Supporters of the president are looking to compare the two agreements as well.

Conservative Iran hawks and even some in the Democratic Party were livid over the 60-day ceasefire extension’s reported terms, as it was confirmed by Hegseth and others that the administration had signalled to Iran that sanctions relief as well as the unfreezing of Iranian funds in U.S. banking systems were on the table if future compliance was maintained by Tehran’s government. Both of those provisions were part of the 2015 agreement, and were the most heavily-criticized portions of the Obama-era deal among conservatives at the time.

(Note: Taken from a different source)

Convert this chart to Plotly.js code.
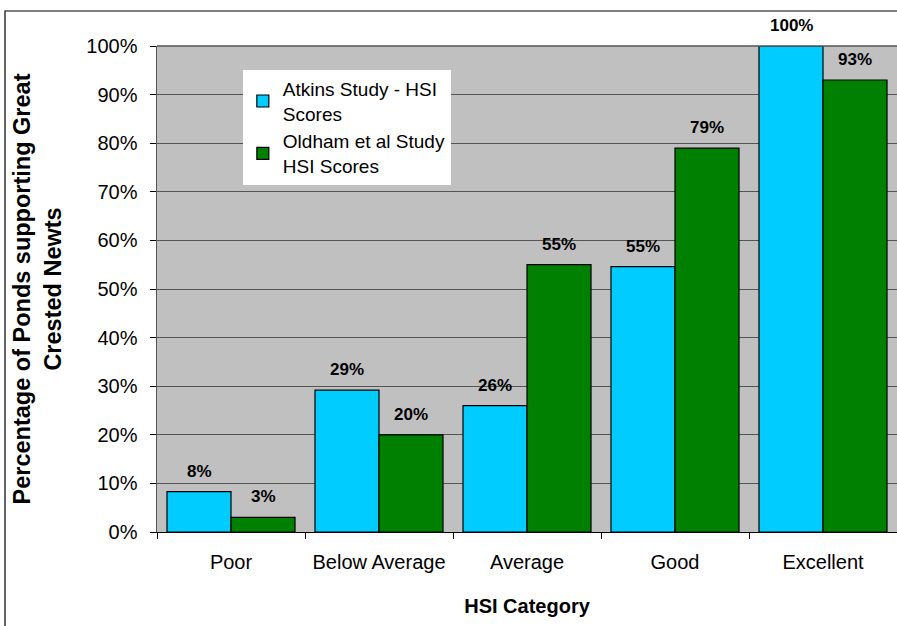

Many of the war’s strongest supporters on the right, like commentator Mark Levin, reacted to that news and the idea floated by U.S. officials of providing Iran with a reconstruction fund with cautious dismay.

“As to any potential deal, it must be compared to the JCPOA, and I am hopeful that it will be vastly different,” wrote Sen. Lindsey Graham, the war’s biggest booster on Capitol Hill, on X.

“The idea of a $300 billion reconstruction fund, given who is in charge of Iran, seems to be tone deaf,” he continued. “It would be akin to a Marshall Plan for Germany with the Nazis still in charge. That wouldn’t have been a good idea then, and any reconstruction fund that benefits this terrorist regime wouldn’t be a good idea now.”